Diciamoci la verità: ogni anno si ripete la stessa storia. Con l’estate torna il caldo, le temperature sono sempre più insostenibili, le Regioni procedono in ordine sparso firmando ordinanze che vietano il lavoro all’aperto in alcune fasce orarie e per determinati settori produttivi. La novità del 2025 è la sigla del protocollo quadro sulle emergenze climatiche estreme da parte dei sindacati e delle associazioni datoriali.
A ben vedere, però, il documento sembra più che altro un modo per calciare la palla in tribuna visto che, pur segnando un importante cambio di paradigma in materia, non modifica una sola norma di legge come invece sarebbe stato opportuno fare (e non da ieri). In buona sostanza, il protocollo rafforza l’obbligo per i datori di lavoro di controllare quotidianamente il bollettino climatico pubblicato dal Ministero della Salute, di aggiornare la valutazione dei rischi collegati al meteo, di prevedere aree d’ombra, rifornimenti d’acqua e sali minerali, turni flessibili e dispositivi di protezione individuali specifici per il caldo.
La novità più significativa riguarda l’introduzione di ammortizzatori sociali “climatici”: si ribadisce la possibilità di fare ricorso alla Cigo, per quanto riguarda l’industria, e alla Cisoa, per quanto invece concerne l’agricoltura, quando si superano i 35 gradi reali o percepiti.
Soprattutto, però, il nuovo protocollo quadro sulle emergenze climatiche estreme stabilisce che i giorni pagati per emergenza climatica non rientrano nel plafond delle 52 settimane biennali. Si tratta di una nota positiva: adesso il tempo perso a causa di un’allerta meteo certificata non pesa sul monte ore di cassa integrazione né sul bilancio dell’azienda; in più, è ragionevole ritenere che i costi sociali di infortuni e malattie da calore, stimati in mezzo miliardo l’anno, caleranno sensibilmente.
Il problema, tuttavia, sta nell’approccio che il protocollo rivela. Il clima, infatti, è diventato un problema col quale le imprese devono quotidianamente fare i conti. E che, di conseguenza, produce effetti sulla qualità del lavoro e della vita del personale. Parliamo di un problema strutturale che, tuttavia, politica, associazioni datoriali e anche i sindacati si ostinano a considerare come una mera emergenza alla quale rispondere con il solito protocollo d’intesa. Ma a una sfida strutturale come quella climatica bisogna rispondere necessariamente con una misura strutturale, cioè con una legge organica che agisca su una serie di aspetti.
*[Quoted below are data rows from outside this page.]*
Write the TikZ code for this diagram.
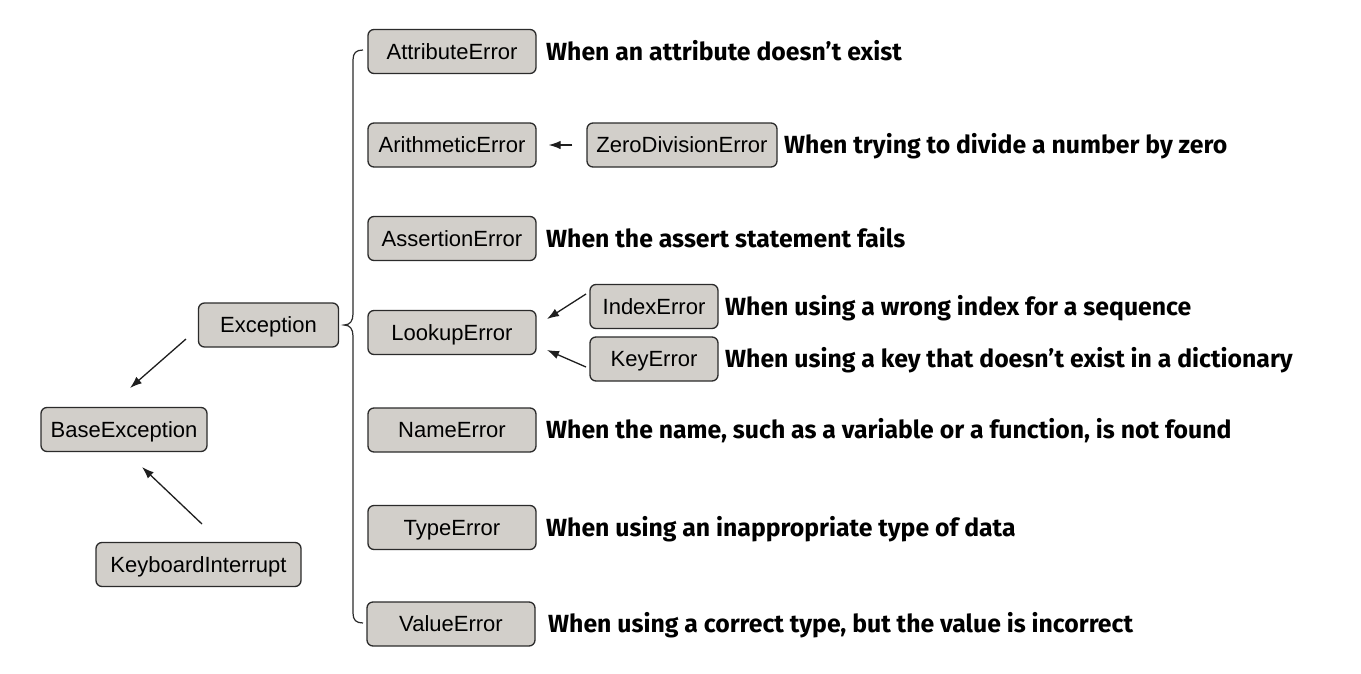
\documentclass[tikz,border=0pt]{standalone}
\usepackage{fontspec}
\setmainfont{Liberation Sans}
\newfontfamily\descfont{Fira Sans}
\usetikzlibrary{arrows.meta}
\definecolor{boxfill}{HTML}{D2CFCA}
\definecolor{boxline}{HTML}{2B2B2B}
\definecolor{arrowc}{HTML}{1E1E1E}
\begin{document}
\begin{tikzpicture}[x=1pt,y=-1pt,
  box/.style={draw=boxline, fill=boxfill, rounded corners=6pt, line width=1.3pt,
    minimum height=44pt, inner sep=0pt, text height=15.8pt, text depth=0pt,
    font=\fontsize{22}{26}\selectfont},
  col/.style={box, minimum width=168pt},
  desc/.style={anchor=west, inner sep=0pt, text height=17pt, text depth=0pt,
    font=\descfont\bfseries\fontsize{24.8}{29}\selectfont},
  arr/.style={-{Latex[length=12pt,width=8.5pt]}, line width=1.3pt, draw=arrowc}]
\useasboundingbox (0,0) rectangle (1361,673);

\node[box, minimum width=140pt] (exc) at (268.5,325) {Exception};
\node[box, minimum width=166pt] (base) at (124,429.5) {BaseException};
\node[box, minimum width=205pt] (kbd) at (198.5,564.5) {KeyboardInterrupt};

\node[col] (attr) at (452,51.5) {AttributeError};
\node[col] (arith) at (452,145) {ArithmeticError};
\node[col] (assert) at (452,238.5) {AssertionError};
\node[col] (lookup) at (452,332.5) {LookupError};
\node[col] (name) at (452,430) {NameError};
\node[col] (type) at (452,527.5) {TypeError};
\node[col] (value) at (451,624) {ValueError};

\node[box, minimum width=190pt] (zero) at (682,145) {ZeroDivisionError};
\node[box, minimum width=128pt] (index) at (654,306.5) {IndexError};
\node[box, minimum width=128pt] (key) at (654,359) {KeyError};

\node[desc] (dattr) at (546,51.5) {When an attribute doesn’t exist};
\node[desc] (dzero) at (784,145) {When trying to divide a number by zero};
\node[desc] (dassert) at (546,238.5) {When the assert statement fails};
\node[desc] (dindex) at (725,306.5) {When using a wrong index for a sequence};
\node[desc] (dkey) at (725,359) {When using a key that doesn’t exist in a dictionary};
\node[desc] (dname) at (546,430) {When the name, such as a variable or a function, is not found};
\node[desc] (dtype) at (546,527.5) {When using an inappropriate type of data};
\node[desc] (dvalue) at (548,624) {When using a correct type, but the value is incorrect};

% brace
\draw[line width=1.2pt, draw=boxline] (363,50) .. controls (356,50) and (353,53) .. (353,60)
  -- (353,314) .. controls (353,321) and (350,325) .. (344,325)
  .. controls (350,325) and (353,329) .. (353,336)
  -- (353,613) .. controls (353,620) and (356,623) .. (363,623);

% arrows
\coordinate (e1) at (186,339);
\coordinate (b1) at (130,388);
\coordinate (k1) at (202,524);
\coordinate (b2) at (142,467);
\coordinate (i1) at (586,294);
\coordinate (l1) at (547,319);
\coordinate (k2) at (586,367);
\coordinate (l2) at (547,350);
\draw[arr] (e1) -- (b1);
\draw[arr] (k1) -- (b2);
\draw[arr, shorten <=14pt, shorten >=12pt] (zero) -- (arith);
\draw[arr] (i1) -- (l1);
\draw[arr] (k2) -- (l2);
\end{tikzpicture}
\end{document}
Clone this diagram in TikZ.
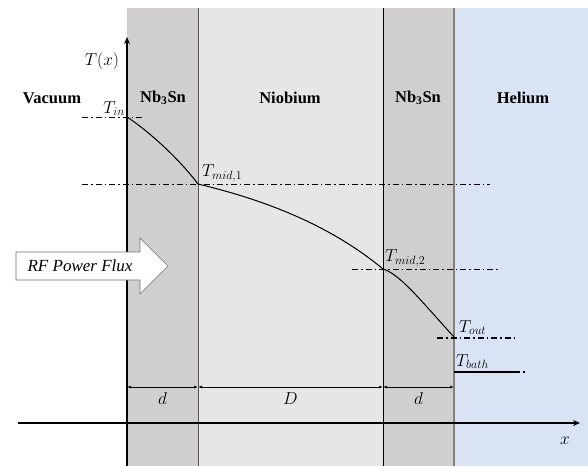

Qualche esempio? Orari modulati sul micro-clima reale, non più sul tradizionale orario 8-17; piani urbani del lavoro capaci di far convivere logistica, turismo e quiete senza penalizzare i lavoratori; tutele estese agli artigiani e alle micro-imprese edili, attualmente esclusi; riordino della “flessibilità”, in considerazione del fatto che il clima mutato impone reti d’impresa robuste e in grado di investire in prevenzione e innovazione tecnologica. In più, sarebbe il caso di valutare la possibilità di adottare altre misure.
In Spagna, per esempio, nel 2024 è stato istituito un congedo climatico di quattro giorni retribuiti in caso di eventi meteo estremi, senza passare per la cig: un modello che potrebbe essere replicato anche in Italia. Prima ancora, però, sarebbe il caso di armonizzare i provvedimenti adottati dalle Regioni che continuano a procedere in ordine sparso: allo stato attuale undici amministrazioni, a cominciare da quelle di Puglia e Basilicata, hanno vietato il lavoro nelle ore più calde della giornata, ma sarebbe il caso di dare a questa “tela” locale una “cornice” nazionale in modo tale da assicurare garanzie uniformi alle imprese e ai lavoratori.
Insomma, il clima non è più quello di ieri e rischia di incidere pesantemente sulle dinamiche lavorative. Proprio per questo è indispensabile un quadro legislativo che integri ambiente, economia e diritto del lavoro, arrestando l’insopportabile proliferare di circolari, deroghe e bonus. Soltanto in questo modo sarà possibile garantire produttività e salute in un Paese che ormai deve fare i conti anche con il “clima pazzo”.